Charts and diagrams as code:

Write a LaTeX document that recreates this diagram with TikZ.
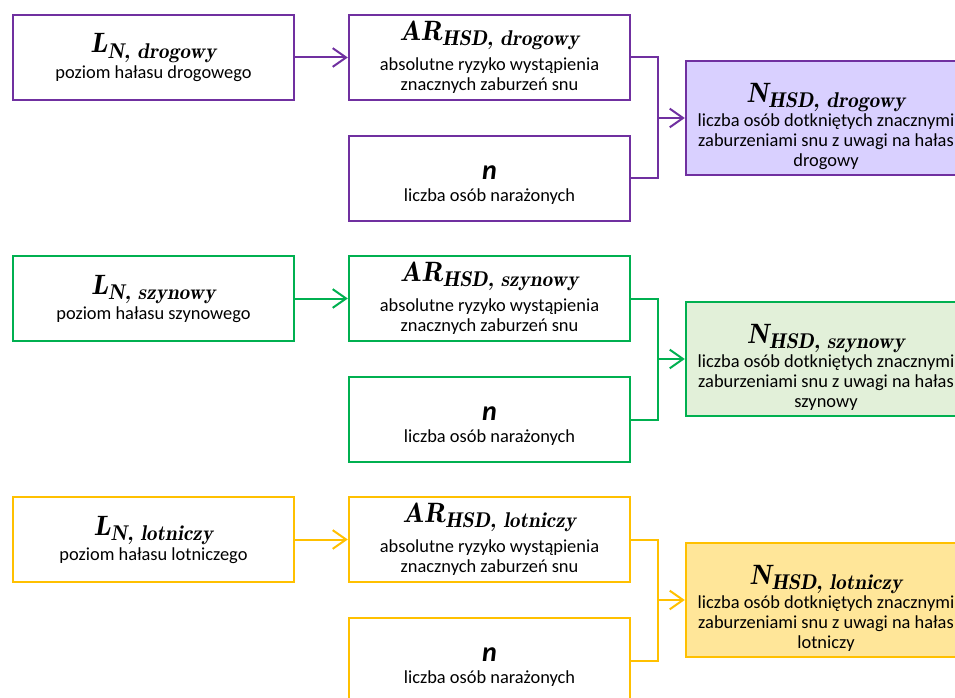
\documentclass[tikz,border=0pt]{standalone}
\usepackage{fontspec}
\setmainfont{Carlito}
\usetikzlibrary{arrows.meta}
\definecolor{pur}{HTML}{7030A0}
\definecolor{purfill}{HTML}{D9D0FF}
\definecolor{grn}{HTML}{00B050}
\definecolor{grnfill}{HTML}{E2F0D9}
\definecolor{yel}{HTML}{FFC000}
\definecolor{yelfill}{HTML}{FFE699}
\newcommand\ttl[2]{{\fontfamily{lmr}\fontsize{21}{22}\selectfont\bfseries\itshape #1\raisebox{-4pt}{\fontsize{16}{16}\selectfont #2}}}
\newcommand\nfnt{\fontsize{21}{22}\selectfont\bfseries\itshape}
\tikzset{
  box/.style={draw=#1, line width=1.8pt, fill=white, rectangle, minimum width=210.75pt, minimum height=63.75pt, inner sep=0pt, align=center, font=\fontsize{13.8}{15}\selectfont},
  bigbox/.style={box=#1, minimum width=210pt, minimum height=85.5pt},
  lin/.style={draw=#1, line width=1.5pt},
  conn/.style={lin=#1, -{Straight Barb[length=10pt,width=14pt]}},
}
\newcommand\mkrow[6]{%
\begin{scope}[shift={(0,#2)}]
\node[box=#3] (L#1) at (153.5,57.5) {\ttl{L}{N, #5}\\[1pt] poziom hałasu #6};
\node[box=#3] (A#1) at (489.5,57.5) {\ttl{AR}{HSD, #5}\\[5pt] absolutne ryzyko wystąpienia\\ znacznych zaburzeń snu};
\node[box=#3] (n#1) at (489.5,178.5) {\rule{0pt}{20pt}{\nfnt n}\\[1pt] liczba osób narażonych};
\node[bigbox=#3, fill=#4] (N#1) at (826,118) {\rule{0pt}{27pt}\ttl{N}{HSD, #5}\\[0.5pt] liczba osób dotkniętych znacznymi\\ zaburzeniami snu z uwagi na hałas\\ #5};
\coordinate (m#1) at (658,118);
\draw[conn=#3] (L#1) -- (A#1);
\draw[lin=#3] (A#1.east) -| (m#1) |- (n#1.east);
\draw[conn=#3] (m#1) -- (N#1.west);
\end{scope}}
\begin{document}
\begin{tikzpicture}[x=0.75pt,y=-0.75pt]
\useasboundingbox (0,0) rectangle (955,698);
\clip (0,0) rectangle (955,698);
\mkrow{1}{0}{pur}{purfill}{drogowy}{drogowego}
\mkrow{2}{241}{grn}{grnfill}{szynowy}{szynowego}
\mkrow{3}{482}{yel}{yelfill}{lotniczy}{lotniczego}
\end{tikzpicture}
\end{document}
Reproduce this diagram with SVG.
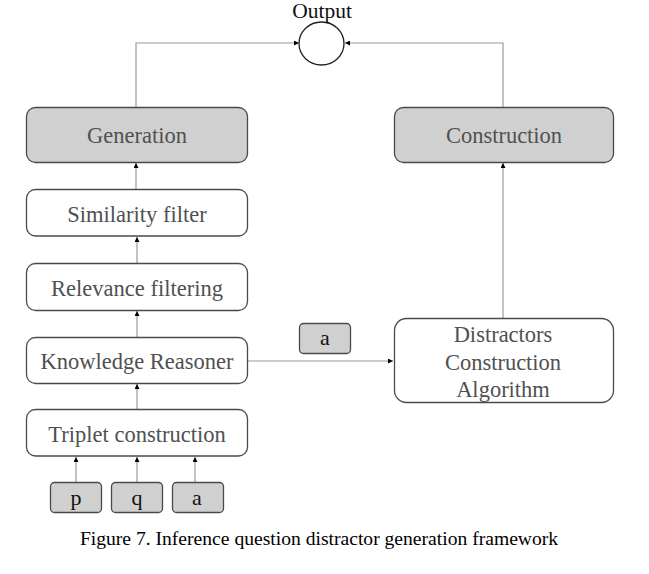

*Exercise instructions:*
Extract the full listing above verbatim; pictures are to be left out of the copy.

*The response:*
Write a LaTeX document that recreates this diagram with TikZ.
\documentclass[tikz,border=0pt]{standalone}
\usepackage{fontspec}
\setmainfont{Carlito}
\usetikzlibrary{arrows.meta}
\definecolor{pur}{HTML}{7030A0}
\definecolor{purfill}{HTML}{D9D0FF}
\definecolor{grn}{HTML}{00B050}
\definecolor{grnfill}{HTML}{E2F0D9}
\definecolor{yel}{HTML}{FFC000}
\definecolor{yelfill}{HTML}{FFE699}
\newcommand\ttl[2]{{\fontfamily{lmr}\fontsize{21}{22}\selectfont\bfseries\itshape #1\raisebox{-4pt}{\fontsize{16}{16}\selectfont #2}}}
\newcommand\nfnt{\fontsize{21}{22}\selectfont\bfseries\itshape}
\tikzset{
  box/.style={draw=#1, line width=1.8pt, fill=white, rectangle, minimum width=210.75pt, minimum height=63.75pt, inner sep=0pt, align=center, font=\fontsize{13.8}{15}\selectfont},
  bigbox/.style={box=#1, minimum width=210pt, minimum height=85.5pt},
  lin/.style={draw=#1, line width=1.5pt},
  conn/.style={lin=#1, -{Straight Barb[length=10pt,width=14pt]}},
}
\newcommand\mkrow[6]{%
\begin{scope}[shift={(0,#2)}]
\node[box=#3] (L#1) at (153.5,57.5) {\ttl{L}{N, #5}\\[1pt] poziom hałasu #6};
\node[box=#3] (A#1) at (489.5,57.5) {\ttl{AR}{HSD, #5}\\[5pt] absolutne ryzyko wystąpienia\\ znacznych zaburzeń snu};
\node[box=#3] (n#1) at (489.5,178.5) {\rule{0pt}{20pt}{\nfnt n}\\[1pt] liczba osób narażonych};
\node[bigbox=#3, fill=#4] (N#1) at (826,118) {\rule{0pt}{27pt}\ttl{N}{HSD, #5}\\[0.5pt] liczba osób dotkniętych znacznymi\\ zaburzeniami snu z uwagi na hałas\\ #5};
\coordinate (m#1) at (658,118);
\draw[conn=#3] (L#1) -- (A#1);
\draw[lin=#3] (A#1.east) -| (m#1) |- (n#1.east);
\draw[conn=#3] (m#1) -- (N#1.west);
\end{scope}}
\begin{document}
\begin{tikzpicture}[x=0.75pt,y=-0.75pt]
\useasboundingbox (0,0) rectangle (955,698);
\clip (0,0) rectangle (955,698);
\mkrow{1}{0}{pur}{purfill}{drogowy}{drogowego}
\mkrow{2}{241}{grn}{grnfill}{szynowy}{szynowego}
\mkrow{3}{482}{yel}{yelfill}{lotniczy}{lotniczego}
\end{tikzpicture}
\end{document}
Reproduce this diagram with SVG.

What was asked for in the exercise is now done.